Advanced facilitation practice is an art form and a discipline. While the fundamentals can be simple, it takes time to cultivate mastery. This is true of any practice — whether it’s meditation, dance, or basketball. In a single two-day or three-day workshop, you can learn enough to get started, and to make  a difference in the work that you do. As you continue to practice and explore, you will continue to learn and make new discoveries. To support your learning, it can be especially valuable to have opportunities to reflect with others on your practice experience. That’s why we encourage practitioners to form practice groups.

In addition, many practitioners find it valuable to attend additional workshops, in order to deepen their understanding. For example, when I (Rosa) first started learning Dynamic Facilitation, I realized that participants were at many different “levels” — from those encountering this practice for the first time, to those who have been deepening their practice for some time, to those who were there to learn to teach. It’s a bit like a “one-room schoolhouse”; instead of having different workshops for the different levels, we had various levels of skill in a single workshop. 

From time to time, there was an “advanced workshop”, or a “deep dive”. Yet there is much can be learned from re-visiting the basic workshop, and that’s how most of us who currently teaching DF, were able to deepen our practice.

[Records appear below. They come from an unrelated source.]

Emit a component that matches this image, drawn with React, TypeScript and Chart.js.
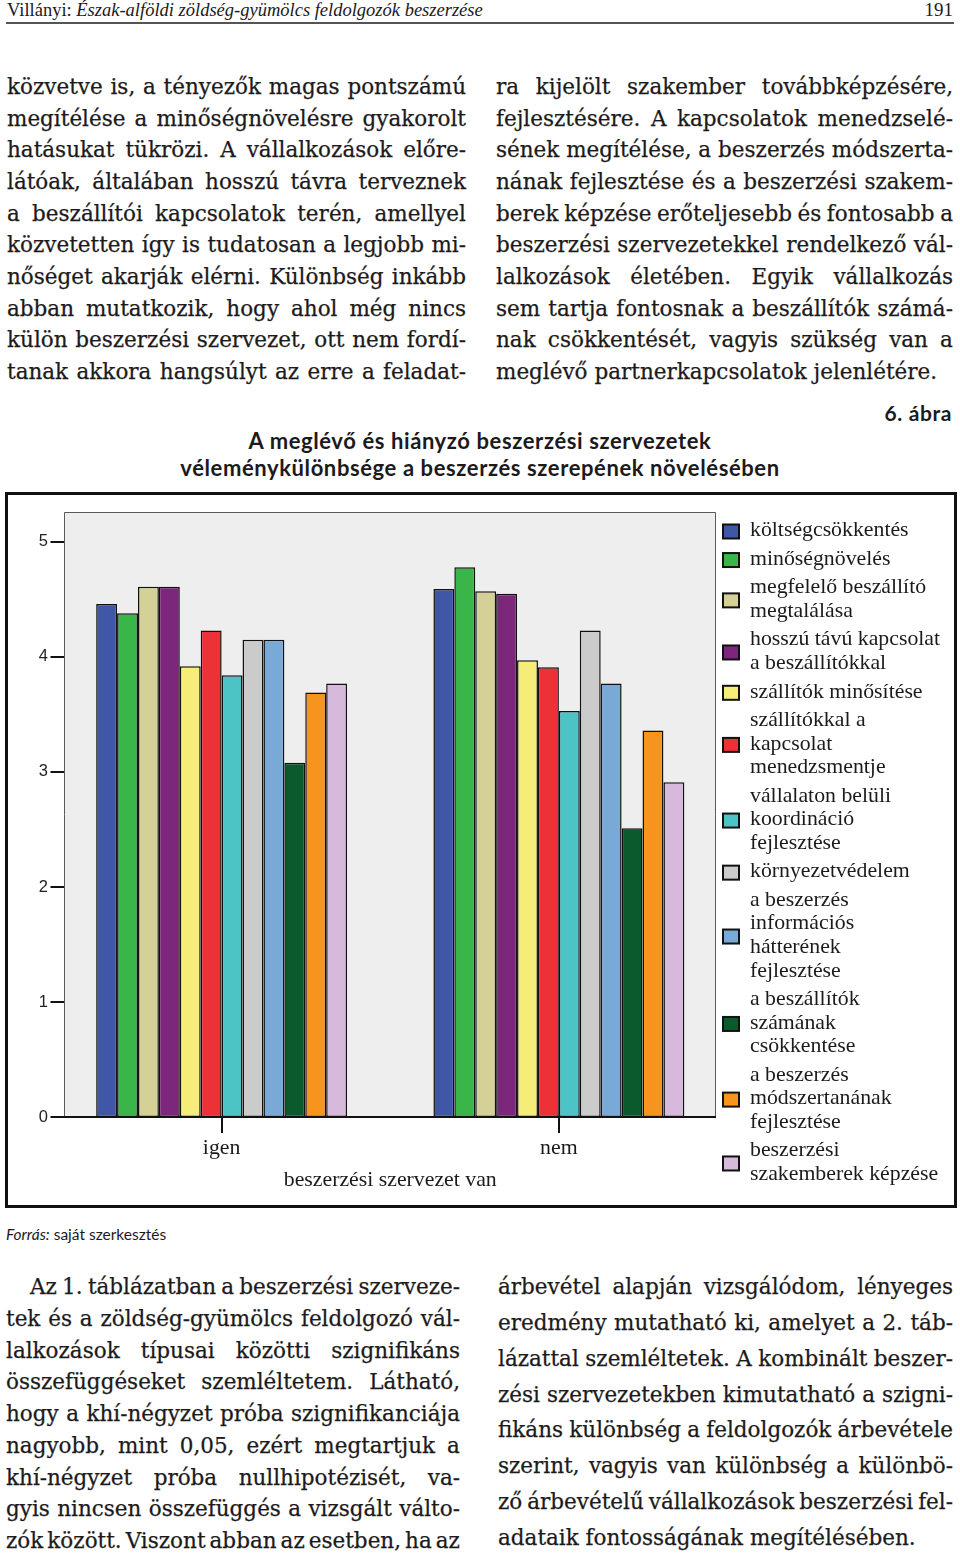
import React, { useEffect, useRef } from 'react';
import { Chart, registerables } from 'chart.js';

Chart.register(...registerables);

// ---------- chart data ----------
const categories = ['igen', 'nem'];
const seriesNames: string[][] = [
  ['költségcsökkentés'],
  ['minőségnövelés'],
  ['megfelelő beszállító', 'megtalálása'],
  ['hosszú távú kapcsolat', 'a beszállítókkal'],
  ['szállítók minősítése'],
  ['szállítókkal a', 'kapcsolat', 'menedzsmentje'],
  ['vállalaton belüli', 'koordináció', 'fejlesztése'],
  ['környezetvédelem'],
  ['a beszerzés', 'információs', 'hátterének', 'fejlesztése'],
  ['a beszállítók', 'számának', 'csökkentése'],
  ['a beszerzés', 'módszertanának', 'fejlesztése'],
  ['beszerzési', 'szakemberek képzése'],
];
const igenValues = [4.46, 4.38, 4.61, 4.61, 3.92, 4.23, 3.84, 4.15, 4.15, 3.08, 3.69, 3.77];
const nemValues = [4.59, 4.78, 4.57, 4.55, 3.97, 3.91, 3.53, 4.23, 3.77, 2.51, 3.36, 2.91];
const seriesColors = [
  '#3F57A6', '#39B54A', '#D5D096', '#7C267C', '#F6EC78', '#EC3237',
  '#4CC3C5', '#CBCBCB', '#79A9D7', '#0B5A2D', '#F7941E', '#D7BADB',
];
const yTickValues = [0, 1, 2, 3, 4, 5];
const yMax = 5.26;
const xTitle = 'beszerzési szervezet van';

// ---------- page text ----------
const topLeft = [
  'közvetve is, a tényezők magas pontszámú',
  'megítélése a minőségnövelésre gyakorolt',
  'hatásukat tükrözi. A vállalkozások előre-',
  'látóak, általában hosszú távra terveznek',
  'a beszállítói kapcsolatok terén, amellyel',
  'közvetetten így is tudatosan a legjobb mi-',
  'nőséget akarják elérni. Különbség inkább',
  'abban mutatkozik, hogy ahol még nincs',
  'külön beszerzési szervezet, ott nem fordí-',
  'tanak akkora hangsúlyt az erre a feladat-',
];
const topRight = [
  'ra kijelölt szakember továbbképzésére,',
  'fejlesztésére. A kapcsolatok menedzselé-',
  'sének megítélése, a beszerzés módszerta-',
  'nának fejlesztése és a beszerzési szakem-',
  'berek képzése erőteljesebb és fontosabb a',
  'beszerzési szervezetekkel rendelkező vál-',
  'lalkozások életében. Egyik vállalkozás',
  'sem tartja fontosnak a beszállítók számá-',
  'nak csökkentését, vagyis szükség van a',
  'meglévő partnerkapcsolatok jelenlétére.',
];
const bottomLeft = [
  'Az 1. táblázatban a beszerzési szerveze-',
  'tek és a zöldség-gyümölcs feldolgozó vál-',
  'lalkozások típusai közötti szignifikáns',
  'összefüggéseket szemléltetem. Látható,',
  'hogy a khí-négyzet próba szignifikanciája',
  'nagyobb, mint 0,05, ezért megtartjuk a',
  'khí-négyzet próba nullhipotézisét, va-',
  'gyis nincsen összefüggés a vizsgált válto-',
  'zók között. Viszont abban az esetben, ha az',
];
const bottomRight = [
  'árbevétel alapján vizsgálódom, lényeges',
  'eredmény mutatható ki, amelyet a 2. táb-',
  'lázattal szemléltetek. A kombinált beszer-',
  'zési szervezetekben kimutatható a szigni-',
  'fikáns különbség a feldolgozók árbevétele',
  'szerint, vagyis van különbség a különbö-',
  'ző árbevételű vállalkozások beszerzési fel-',
  'adataik fontosságának megítélésében.',
];

const BODY_FONT = '"DejaVu Serif", serif';
const BODY_SIZE = 21.5;
const TEXT_COLOR = '#1c1a1b';

function TextLine(props: { text: string; left: number; width: number; cy: number; justify: boolean; indent?: number }) {
  const { text, left, width, cy, justify, indent = 0 } = props;
  const lh = 30;
  const style: React.CSSProperties = {
    position: 'absolute',
    left: left + indent,
    width: width - indent,
    top: cy - lh / 2,
    height: lh,
    lineHeight: lh + 'px',
    fontFamily: BODY_FONT,
    fontSize: BODY_SIZE,
    color: TEXT_COLOR,
    whiteSpace: 'nowrap',
    WebkitTextStroke: '0.25px #1c1a1b',
  };
  if (justify) {
    return (
      <div style={{ ...style, display: 'flex', justifyContent: 'space-between' }}>
        {text.split(' ').map((w, i) => (
          <span key={i}>{w}</span>
        ))}
      </div>
    );
  }
  return <div style={style}>{text}</div>;
}

function Column(props: { lines: string[]; left: number; width: number; y0: number; step: number; lastJustified: boolean; firstIndent?: number }) {
  const { lines, left, width, y0, step, lastJustified, firstIndent = 0 } = props;
  return (
    <>
      {lines.map((t, i) => (
        <TextLine
          key={i}
          text={t}
          left={left}
          width={width}
          cy={y0 + i * step}
          justify={i < lines.length - 1 || lastJustified}
          indent={i === 0 ? firstIndent : 0}
        />
      ))}
    </>
  );
}

const framePlugin = {
  id: 'frame',
  beforeDatasetsDraw(chart: any) {
    const { ctx, chartArea: a } = chart;
    const L = a.left + 11;
    const R = a.right - 11.5;
    ctx.save();
    ctx.fillStyle = '#EEEEEE';
    ctx.fillRect(L, a.top, R - L, a.bottom - a.top);
    ctx.strokeStyle = '#5a5a5a';
    ctx.lineWidth = 1;
    ctx.beginPath();
    ctx.moveTo(L + 0.5, a.bottom);
    ctx.lineTo(L + 0.5, a.top + 0.5);
    ctx.lineTo(R - 0.5, a.top + 0.5);
    ctx.lineTo(R - 0.5, a.bottom);
    ctx.stroke();
    ctx.restore();
  },
  afterDatasetsDraw(chart: any) {
    const { ctx, chartArea: a, scales } = chart;
    const x = scales.x;
    const y = scales.y;
    const L = a.left + 11;
    const R = a.right - 11.5;
    const y0 = y.getPixelForValue(0);
    ctx.save();
    ctx.strokeStyle = '#111';
    ctx.lineWidth = 2;
    ctx.beginPath();
    ctx.moveTo(L - 13.5, y0);
    ctx.lineTo(R, y0);
    yTickValues.forEach((v) => {
      const py = Math.round(y.getPixelForValue(v));
      ctx.moveTo(L - 13.5, py);
      ctx.lineTo(L, py);
    });
    categories.forEach((_, i) => {
      const px = Math.round(x.getPixelForValue(i));
      ctx.moveTo(px, y0);
      ctx.lineTo(px, y0 + 16);
    });
    ctx.stroke();
    ctx.restore();
  },
};

const sideLegendPlugin = {
  id: 'sideLegend',
  afterDraw(chart: any) {
    const ctx = chart.ctx;
    const lh = 23.55;
    const gap = 5;
    let yy = 40.5;
    ctx.save();
    ctx.font = '21.8px "Liberation Serif"';
    ctx.textBaseline = 'middle';
    ctx.textAlign = 'left';
    chart.data.datasets.forEach((ds: any, i: number) => {
      const lines = seriesNames[i];
      const mid = yy + ((lines.length - 1) * lh) / 2 + 1;
      ctx.fillStyle = '#111';
      ctx.fillRect(722, mid - 8, 18, 16);
      ctx.fillStyle = ds.backgroundColor;
      ctx.fillRect(724, mid - 6, 14, 12);
      ctx.fillStyle = TEXT_COLOR;
      lines.forEach((t, j) => ctx.fillText(t, 750, yy + j * lh));
      yy += lines.length * lh + gap;
    });
    ctx.restore();
  },
};

function BarChart() {
  const ref = useRef<HTMLCanvasElement | null>(null);
  useEffect(() => {
    if (!ref.current) return;
    const serif = { family: '"Liberation Serif"', size: 21.8 };
    const chart = new Chart(ref.current, {
      type: 'bar',
      data: {
        labels: categories,
        datasets: seriesNames.map((name, i) => ({
          label: name.join(' '),
          data: [igenValues[i], nemValues[i]],
          backgroundColor: seriesColors[i],
          borderColor: '#111',
          borderWidth: 1.5,
          borderSkipped: false,
          categoryPercentage: 0.744,
          barPercentage: 1,
        })),
      },
      options: {
        animation: false,
        responsive: true,
        maintainAspectRatio: false,
        layout: { padding: { top: 22, bottom: 13, left: 33, right: 232.5 } },
        plugins: {
          legend: { display: false },
          tooltip: { enabled: false },
          title: { display: false },
        },
        scales: {
          x: {
            type: 'category',
            offset: true,
            grid: { display: false, drawTicks: false },
            border: { display: false },
            ticks: { font: serif, color: TEXT_COLOR, padding: 18, maxRotation: 0 },
            title: { display: true, text: xTitle, font: serif, color: TEXT_COLOR, padding: { top: 0, bottom: 4 } },
            afterFit: (s: any) => { s.height = 80; },
          },
          y: {
            min: 0,
            max: yMax,
            grid: { display: false, drawTicks: false },
            border: { display: false },
            ticks: { font: { family: '"Liberation Sans"', size: 16.5 }, color: '#222', padding: 5 },
            afterBuildTicks: (s: any) => { s.ticks = yTickValues.map((v) => ({ value: v })); },
            afterFit: (s: any) => { s.width = 20; },
          },
        },
      },
      plugins: [framePlugin, sideLegendPlugin],
    } as any);
    return () => chart.destroy();
  }, []);
  return <canvas ref={ref} />;
}

export default function App() {
  const sans = 'Lato, sans-serif';
  return (
    <div style={{ position: 'relative', width: 960, height: 1555, background: '#fff', overflow: 'hidden' }}>
      <style>{'body{margin:0;background:#fff;}'}</style>
      {/* running header */}
      <div style={{ position: 'absolute', left: 7, top: 0, height: 20, lineHeight: '20px', fontFamily: '"Liberation Serif", serif', fontSize: 18.5, color: TEXT_COLOR, whiteSpace: 'nowrap' }}>
        Villányi: <i>Észak-alföldi zöldség-gyümölcs feldolgozók beszerzése</i>
      </div>
      <div style={{ position: 'absolute', right: 7, top: 0, height: 20, lineHeight: '20px', fontFamily: '"Liberation Serif", serif', fontSize: 19, color: TEXT_COLOR }}>
        191
      </div>
      <div style={{ position: 'absolute', left: 6, top: 22, width: 948, height: 1.5, background: '#555' }} />

      <Column lines={topLeft} left={7} width={459} y0={87} step={31.67} lastJustified={true} />
      <Column lines={topRight} left={496} width={457} y0={87} step={31.67} lastJustified={false} />

      {/* figure caption */}
      <div style={{ position: 'absolute', right: 8, top: 401, height: 24, lineHeight: '24px', fontFamily: sans, fontWeight: 700, fontSize: 21, letterSpacing: 0.6, color: TEXT_COLOR }}>
        6. ábra
      </div>
      <div style={{ position: 'absolute', left: 0, width: 960, top: 427, textAlign: 'center', fontFamily: sans, fontWeight: 700, fontSize: 22, letterSpacing: 0.6, lineHeight: '27px', color: TEXT_COLOR }}>
        A meglévő és hiányzó beszerzési szervezetek
        <br />
        véleménykülönbsége a beszerzés szerepének növelésében
      </div>

      {/* chart */}
      <div style={{ position: 'absolute', left: 0, top: 490, width: 960, height: 720 }}>
        <BarChart />
      </div>
      <div style={{ position: 'absolute', left: 5, top: 492, width: 952, height: 716, border: '3px solid #111', boxSizing: 'border-box', pointerEvents: 'none' }} />

      <div style={{ position: 'absolute', left: 6, top: 1224, height: 20, lineHeight: '20px', fontFamily: sans, fontSize: 15.5, color: TEXT_COLOR }}>
        <i>Forrás:</i> saját szerkesztés
      </div>

      <Column lines={bottomLeft} left={6} width={454} y0={1287} step={31.75} lastJustified={true} firstIndent={24} />
      <Column lines={bottomRight} left={498} width={455} y0={1287} step={35.86} lastJustified={false} />
    </div>
  );
}
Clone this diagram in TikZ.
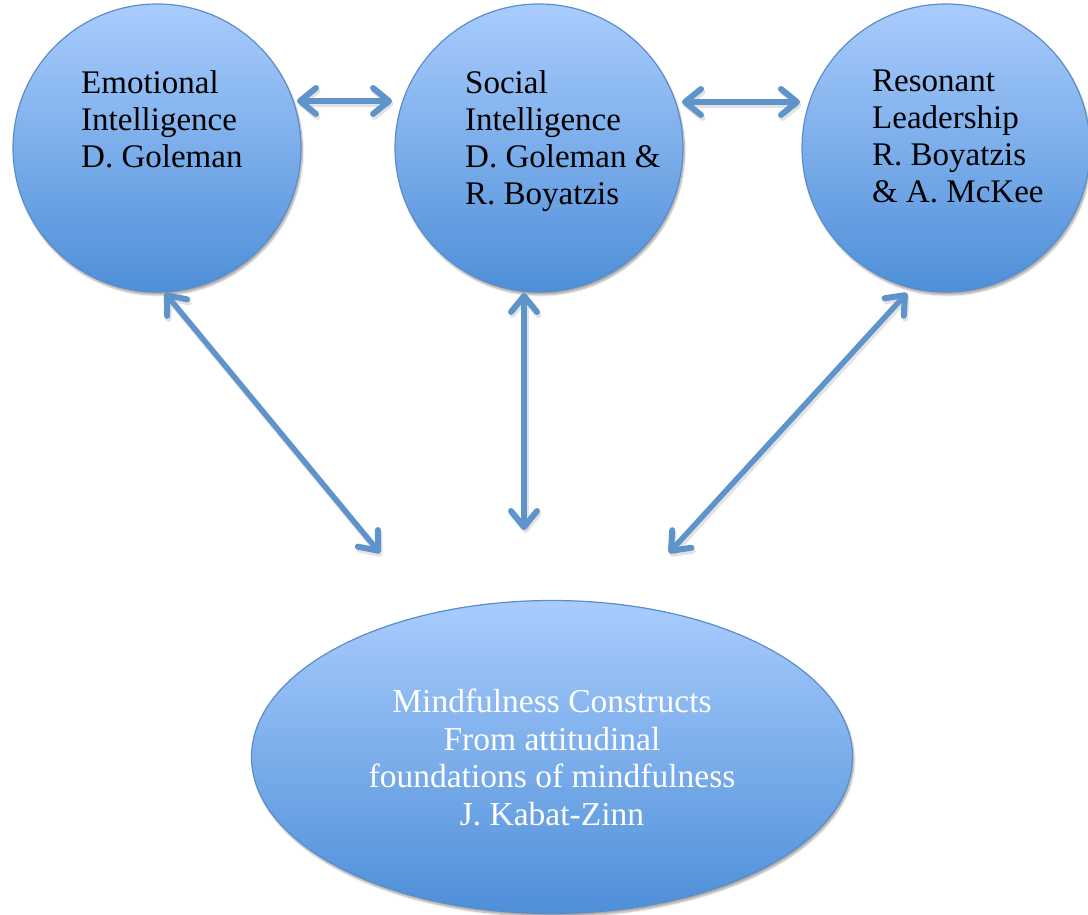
\documentclass[tikz,border=0pt]{standalone}
\usepackage{fontspec}
\setmainfont{Liberation Serif}
\usetikzlibrary{arrows.meta,shapes.geometric,shadows.blur}

\definecolor{bubbletop}{HTML}{A9CCFD}
\definecolor{bubblebottom}{HTML}{4E8FD8}
\definecolor{bubbleedge}{HTML}{5A8DC9}
\definecolor{linkblue}{HTML}{5F93CC}

\tikzset{
  bubble/.style={circle, inner sep=0pt, minimum size=288pt,
    draw=bubbleedge, line width=1.2pt,
    top color=bubbletop, bottom color=bubblebottom,
    blur shadow={shadow xshift=1.5pt, shadow yshift=-3pt, shadow blur steps=8, shadow opacity=35}},
  basebubble/.style={ellipse, inner sep=0pt, minimum width=601pt, minimum height=313pt,
    draw=bubbleedge, line width=1.2pt,
    top color=bubbletop, bottom color=bubblebottom,
    blur shadow={shadow xshift=1.5pt, shadow yshift=-3pt, shadow blur steps=8, shadow opacity=35}},
  label/.style={inner sep=0pt, align=left, anchor=north west,
    font=\fontsize{33}{37}\selectfont, text=black},
  baselabel/.style={inner sep=0pt, align=center, anchor=north,
    font=\fontsize{33.5}{37.5}\selectfont, text=white},
  barb/.tip={Straight Barb[length=16pt, width=26pt, line width=6pt, round]},
  link/.style={draw=linkblue, line width=5.5pt, line cap=round, barb-barb},
  linkshade/.style={draw=black!60, opacity=0.18, line width=6pt, line cap=round, barb-barb},
}

\begin{document}
\begin{tikzpicture}[x=1pt, y=-1pt]
  \path[use as bounding box] (0,0) rectangle (1088,915);

  % three theory bubbles
  \node[bubble] (emo) at (157,148) {};
  \node[bubble] (soc) at (539,148) {};
  \node[bubble] (res) at (946,148) {};

  % mindfulness base
  \node[basebubble] (mind) at (552,757) {};

  % bubble texts
  \node[label] (emotxt) at (81,70) {Emotional\\Intelligence\\D. Goleman};
  \node[label] (soctxt) at (465,70) {Social\\Intelligence\\D. Goleman \&\\R. Boyatzis};
  \node[label] (restxt) at (872,70) {Resonant\\Leadership\\R. Boyatzis\\\& A. McKee};
  \node[baselabel] (mindtxt) at (552,689) {Mindfulness Constructs\\From attitudinal\\foundations of mindfulness\\J. Kabat-Zinn};

  % link end points next to the bubbles and the free ends towards the base
  \coordinate (emoA) at (297,101);
  \coordinate (socA) at (392,101);
  \coordinate (socB) at (682,102);
  \coordinate (resB) at (800,102);
  \coordinate (emoLow) at (165,293);
  \coordinate (socLow) at (524,293);
  \coordinate (resLow) at (907,293);
  \coordinate (toL) at (380,553);
  \coordinate (toM) at (524,530);
  \coordinate (toR) at (669,553);

  % soft shadows under the links
  \begin{scope}[transform canvas={xshift=1.5pt, yshift=-3pt}]
    \draw[linkshade] (emoA) -- (socA);
    \draw[linkshade] (socB) -- (resB);
    \draw[linkshade] (emoLow) -- (toL);
    \draw[linkshade] (socLow) -- (toM);
    \draw[linkshade] (resLow) -- (toR);
  \end{scope}

  % links
  \draw[link] (emoA) -- (socA);
  \draw[link] (socB) -- (resB);
  \draw[link] (emoLow) -- (toL);
  \draw[link] (socLow) -- (toM);
  \draw[link] (resLow) -- (toR);
\end{tikzpicture}
\end{document}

For a long time now, I have recommend that emerging practitioners of Dynamic Facilitation attend workshops with a variety of different teachers. Each person will develop their own unique way of doing this practice, while maintaining a similar core. Learning from different teachers, is a good way of developing your own style of “doing the work”. To support this, teachers associated with the Dynamic Facilitation e.V. in Germany, including myself, offer discounted fees for continuing students.